IRS Form 8824: Like-Kind Exchange
All 1031 exchanges are reported on IRS Form 8824. This is where you describe the relinquished and replacement property, the dates the relinquished property was acquired and transferred, the dates the replacement property was identified and received, and information about related parties. Providing this information also shows that these dates are within the 45-day identification period and the 180-day exchange period.
On Part III, you’ll calculate and record the realized gain or loss and the recognized gain or loss on the relinquished property as well as the adjusted cost basis of the like-kind replacement property.

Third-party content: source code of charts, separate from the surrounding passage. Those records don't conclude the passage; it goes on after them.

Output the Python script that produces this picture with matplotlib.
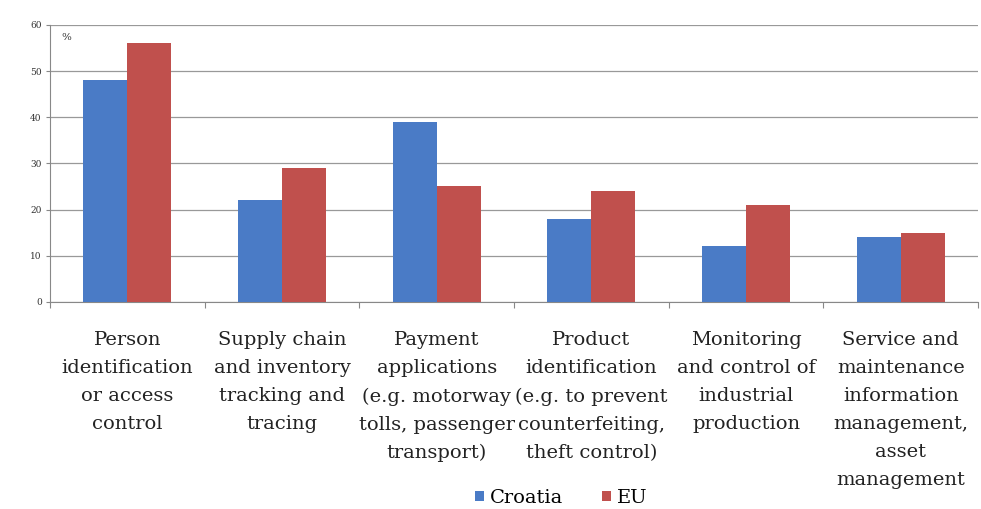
import numpy as np
import matplotlib
matplotlib.use("Agg")
import matplotlib.pyplot as plt

# chart data
categories = [
    "Person\nidentification\nor access\ncontrol",
    "Supply chain\nand inventory\ntracking and\ntracing",
    "Payment\napplications\n(e.g. motorway\ntolls, passenger\ntransport)",
    "Product\nidentification\n(e.g. to prevent\ncounterfeiting,\ntheft control)",
    "Monitoring\nand control of\nindustrial\nproduction",
    "Service and\nmaintenance\ninformation\nmanagement,\nasset\nmanagement",
]
croatia = [48, 22, 39, 18, 12, 14]
eu = [56, 29, 25, 24, 21, 15]
yticks = [0, 10, 20, 30, 40, 50, 60]

plt.rcParams['font.family'] = ['DejaVu Serif']

fig = plt.figure(figsize=(9.81, 5.09), dpi=100)
ax = fig.add_axes([0.051, 0.407, 0.946, 0.544])

x = np.arange(len(categories))
w = 0.285
ax.bar(x - w / 2, croatia, w, color='#4A7BC6', label='Croatia', zorder=3)
ax.bar(x + w / 2, eu, w, color='#C0504D', label='EU', zorder=3)

ax.set_xlim(-0.5, len(categories) - 0.5)
ax.set_ylim(0, 60)
ax.set_yticks(yticks)
ax.set_yticklabels([str(t) for t in yticks], fontsize=6.5, color='#333333')
ax.yaxis.grid(True, color='#999999', linewidth=0.9, zorder=0)
ax.tick_params(axis='y', length=3, color='#888888', pad=3)

# category boundary ticks on x axis
ax.set_xticks(np.arange(-0.5, len(categories) + 0.5, 1.0))
ax.set_xticklabels([])
ax.tick_params(axis='x', length=4, color='#888888', direction='out')

for i, lab in enumerate(categories):
    ax.text(i, -6.3, lab, ha='center', va='top', fontsize=14,
            linespacing=1.72, color='#222222', transform=ax.transData)

for s in ['top', 'right']:
    ax.spines[s].set_visible(False)
ax.spines['left'].set_color('#888888')
ax.spines['bottom'].set_color('#888888')

ax.text(0.012, 0.97, '%', transform=ax.transAxes, ha='left', va='top',
        fontsize=7.5, color='#333333')

leg = fig.legend(loc='lower center', bbox_to_anchor=(0.572, -0.03), ncol=2,
                 frameon=False, fontsize=14, handlelength=0.45,
                 handleheight=0.45, handletextpad=0.3, columnspacing=2.0)

fig.savefig('out.png', dpi=100)
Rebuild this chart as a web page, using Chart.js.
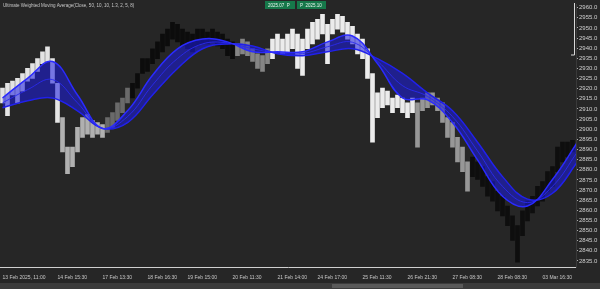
<!DOCTYPE html>
<html>
<head>
<meta charset="utf-8">
<script src="https://cdn.jsdelivr.net/npm/chart.js@4.4.1/dist/chart.umd.min.js"></script>
<style>
  html, body { margin: 0; padding: 0; background: #262626; }
  #wrap { width: 600px; height: 289px; }
</style>
</head>
<body>
<div id="wrap"><canvas id="priceChart" width="600" height="289"></canvas></div>
<script>
// XAUUSD bars, high/low per bar
var barHigh = [
  2920.3, 2922.7, 2923.7, 2925.1, 2927.5, 2930.0, 2932.4, 2934.8, 2938.2, 2940.6,
  2934.8, 2922.7, 2905.7, 2891.2, 2891.2, 2900.9, 2905.7, 2907.2, 2904.3, 2903.3,
  2902.3, 2905.7, 2908.2, 2913.0, 2915.4, 2920.3, 2922.7, 2927.5, 2934.8, 2934.8,
  2939.7, 2943.1, 2947.0, 2949.4, 2952.8, 2951.8, 2949.4, 2947.9, 2947.0, 2949.4,
  2949.4, 2947.9, 2949.4, 2947.9, 2947.0, 2944.5, 2943.1, 2942.1, 2944.5, 2943.1,
  2939.7, 2937.2, 2936.3, 2939.7, 2944.5, 2947.0, 2944.5, 2947.0, 2949.4, 2947.0,
  2944.5, 2949.4, 2952.8, 2954.2, 2956.7, 2951.8, 2954.2, 2956.7, 2955.7, 2952.8,
  2950.8, 2947.0, 2944.5, 2939.7, 2927.5, 2917.9, 2920.3, 2918.8, 2915.4, 2916.9,
  2915.4, 2913.0, 2915.4, 2913.0, 2915.4, 2917.9, 2917.9, 2915.4, 2913.0, 2905.7,
  2903.3, 2896.0, 2891.2, 2883.9, 2886.3, 2883.9, 2881.5, 2876.6, 2874.1, 2869.4,
  2866.9, 2862.1, 2857.2, 2852.4, 2859.7, 2864.5, 2866.9, 2871.8, 2874.1, 2879.1,
  2881.5, 2891.2, 2893.6, 2893.6, 2894.5
];
var barLow = [
  2913.0, 2906.7, 2916.9, 2913.0, 2918.8, 2923.7, 2925.1, 2928.5, 2932.4, 2933.4,
  2922.7, 2903.3, 2888.8, 2878.1, 2881.5, 2888.8, 2896.0, 2897.5, 2896.0, 2897.5,
  2896.0, 2898.4, 2900.9, 2904.3, 2908.2, 2913.0, 2915.4, 2920.3, 2927.5, 2928.5,
  2932.4, 2934.8, 2938.2, 2941.1, 2944.5, 2943.1, 2941.1, 2939.7, 2938.2, 2941.1,
  2942.1, 2942.1, 2943.1, 2941.1, 2939.7, 2936.3, 2934.8, 2936.3, 2937.2, 2936.3,
  2933.4, 2930.0, 2928.5, 2932.4, 2934.8, 2938.2, 2937.2, 2938.2, 2939.7, 2930.0,
  2926.6, 2939.7, 2942.1, 2944.5, 2947.0, 2932.4, 2947.0, 2949.4, 2947.9, 2944.5,
  2942.1, 2937.2, 2934.8, 2925.1, 2893.6, 2905.7, 2910.6, 2912.0, 2908.2, 2910.6,
  2908.2, 2905.7, 2908.2, 2891.2, 2909.1, 2910.6, 2912.0, 2909.1, 2903.3, 2896.0,
  2891.2, 2883.9, 2879.1, 2869.4, 2876.6, 2875.2, 2871.8, 2866.9, 2864.5, 2859.7,
  2857.2, 2852.4, 2845.1, 2834.4, 2847.5, 2854.8, 2858.7, 2862.1, 2864.5, 2869.4,
  2871.8, 2879.1, 2883.9, 2886.3, 2888.8
];

// moving average ribbon, sampled every 5 bars
var maBar  = [0, 5, 10, 15, 20, 25, 30, 35, 40, 45, 50, 55, 60, 65, 70, 75, 80, 85, 90, 95, 100, 105, 110, 115];
var maFast = [2915.4, 2925.1, 2933.4, 2916.9, 2900.4, 2909.1, 2926.6, 2939.7, 2944.5, 2943.1, 2938.2, 2938.2,
              2938.2, 2943.1, 2946.0, 2932.4, 2915.4, 2914.5, 2903.3, 2884.9, 2866.9, 2862.1, 2875.2, 2893.6];
var maMid  = [2913.0, 2919.5, 2924.5, 2913.0, 2900.4, 2906.2, 2921.8, 2934.9, 2942.1, 2942.6, 2939.7, 2937.7,
              2937.3, 2940.7, 2942.9, 2933.6, 2921.5, 2916.2, 2906.2, 2889.3, 2871.8, 2863.8, 2871.8, 2888.8];
var maSlow = [2910.6, 2914.0, 2915.4, 2909.1, 2900.4, 2903.3, 2916.9, 2930.0, 2939.7, 2942.1, 2941.1, 2937.2,
              2936.3, 2938.2, 2939.7, 2934.8, 2927.5, 2917.9, 2909.1, 2893.6, 2876.6, 2865.5, 2868.4, 2883.9];

var priceTicks = [2960, 2955, 2950, 2945, 2940, 2935, 2930, 2925, 2920, 2915, 2910, 2905, 2900,
                  2895, 2890, 2885, 2880, 2875, 2870, 2865, 2860, 2855, 2850, 2845, 2840, 2835];
var timeBar = [0, 11, 20, 29, 37, 46, 55, 63, 72, 81, 90, 99, 108];
var timeLabels = ['13 Feb 2025, 11:00', '14 Feb 15:30', '17 Feb 13:30', '18 Feb 16:30', '19 Feb 15:00',
                  '20 Feb 11:30', '21 Feb 14:00', '24 Feb 17:00', '25 Feb 11:30', '26 Feb 21:30',
                  '27 Feb 08:30', '28 Feb 08:30', '03 Mar 16:30'];

function barTone(i) {
    if (i <= 11) return '#e4e4e4';
    if (i <= 20) return '#b0b0b0';
    if (i <= 25) return '#6a6a6a';
    if (i <= 46) return '#0c0c0c';
    if (i <= 53) return '#858585';
    if (i <= 82) return '#ececec';
    if (i <= 93) return '#979797';
    return '#0e0e0e';
}

var bars = barHigh.map(function(h, i) { return { x: i, y: [barLow[i], h] }; });
function maPoints(arr) {
    return arr.map(function(v, k) { return { x: maBar[k], y: v }; });
}

var chrome = {
    id: 'chrome',
    beforeDraw: function(chart) {
        var c = chart.ctx;
        c.save();
        c.fillStyle = '#262626';
        c.fillRect(0, 0, chart.width, chart.height);
        c.fillStyle = '#3b3b3b';
        c.fillRect(0, 283, chart.width, 6);
        c.fillStyle = '#595959';
        c.fillRect(332, 284, 131, 4);
        c.restore();
    },
    afterDraw: function(chart) {
        var c = chart.ctx;
        c.save();
        c.font = '4.5px "Liberation Sans", Arial, sans-serif';
        c.textBaseline = 'middle';
        c.fillStyle = '#c8c8c8';
        c.fillText('Ultimate Weighted Moving Average(Close, 50, 10, 10, 1.3, 2, 5, 8)', 3, 5.5);
        // green time boxes
        c.fillStyle = '#16784a';
        c.fillRect(265, 1, 30, 8);
        c.fillRect(297, 1, 29, 8);
        c.fillStyle = '#e8f5ee';
        c.fillText('2025.07  P', 268, 5.5);
        c.fillText('P  2025.10', 300, 5.5);
        // measure bracket at right edge
        c.strokeStyle = '#d8d8d8';
        c.lineWidth = 1;
        c.beginPath();
        c.moveTo(574.5, 3);
        c.lineTo(574.5, 55);
        c.lineTo(571, 55);
        c.stroke();
        c.restore();
    }
};

var ctx = document.getElementById('priceChart').getContext('2d');
var priceChart = new Chart(ctx, {
    type: 'bar',
    data: {
        datasets: [
            {
                type: 'line',
                data: maPoints(maFast),
                borderColor: '#2a2aff',
                borderWidth: 1.5,
                pointRadius: 0,
                tension: 0.4,
                fill: '+2',
                backgroundColor: 'rgba(28, 28, 225, 0.55)',
                order: 1
            },
            {
                type: 'line',
                data: maPoints(maMid),
                borderColor: 'rgba(60, 60, 255, 0.9)',
                borderWidth: 1,
                pointRadius: 0,
                tension: 0.4,
                fill: false,
                order: 1
            },
            {
                type: 'line',
                data: maPoints(maSlow),
                borderColor: '#2323f0',
                borderWidth: 1.5,
                pointRadius: 0,
                tension: 0.4,
                fill: false,
                order: 1
            },
            {
                data: bars,
                backgroundColor: bars.map(function(b, i) { return barTone(i); }),
                barThickness: 4,
                order: 2
            }
        ]
    },
    options: {
        responsive: false,
        animation: false,
        layout: { padding: 0 },
        plugins: {
            legend: { display: false },
            tooltip: { enabled: false }
        },
        scales: {
            x: {
                type: 'linear',
                offset: false,
                min: -0.5,
                max: 114.7,
                grid: { display: false },
                border: { color: '#d0d0d0', width: 1 },
                afterBuildTicks: function(scale) {
                    scale.ticks = timeBar.map(function(v) { return { value: v }; });
                },
                afterFit: function(scale) { scale.height = 22; },
                ticks: {
                    autoSkip: false,
                    maxRotation: 0,
                    align: 'start',
                    padding: 0,
                    color: '#c8c8c8',
                    font: { size: 5, family: '"Liberation Sans", Arial, sans-serif' },
                    callback: function(v, i) { return timeLabels[i]; }
                }
            },
            y: {
                position: 'right',
                min: 2832,
                max: 2961.5,
                grid: { drawOnChartArea: false, tickLength: 2, color: '#aaaaaa' },
                border: { color: '#3a3a3a' },
                afterBuildTicks: function(scale) {
                    scale.ticks = priceTicks.map(function(v) { return { value: v }; });
                },
                afterFit: function(scale) { scale.width = 24; },
                ticks: {
                    padding: 1,
                    color: '#cfcfcf',
                    font: { size: 6, family: '"Liberation Sans", Arial, sans-serif' },
                    callback: function(v) { return v.toFixed(1); }
                }
            }
        }
    },
    plugins: [chrome]
});
</script>
</body>
</html>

IRS Form 4797: Reporting Taxable Gain
IRS Form 4797 or Schedule D is used to report gains from the sale or exchange of business property. Taxable gain must be disbursed between capital gain, ordinary income depreciation recapture, Section 1231 gain, and unrecaptured Section 1250 gain.
IRS Form 6252: Installment Sale Income
IRS Form 6252 is used to report installment sale income from a 1031 exchange that spills over into multiple tax years. Form 6252 must also be filed if the taxpayer accepts a carry back note from the seller from the relinquished property and is able to report taxable gain according to installment sale rules.
Recording in Failed Exchange
If your 1031 exchange falls through, it might not be taxed immediately, and you may still be able to defer your capital gains. It depends on your situation, but you may have a partial tax-deferred exchange or be able to push income tax on the failed 1031 exchange into the following tax year.
It’s critical that you file all necessary forms with accurate information. The federal statute of limitations for audits from the IRS related to income tax is three years from the date your income tax return was filed. Filing Form 8824 with your income tax return notifies the IRS of an exchange on a sale, which may have deferred your tax liability for that taxable year.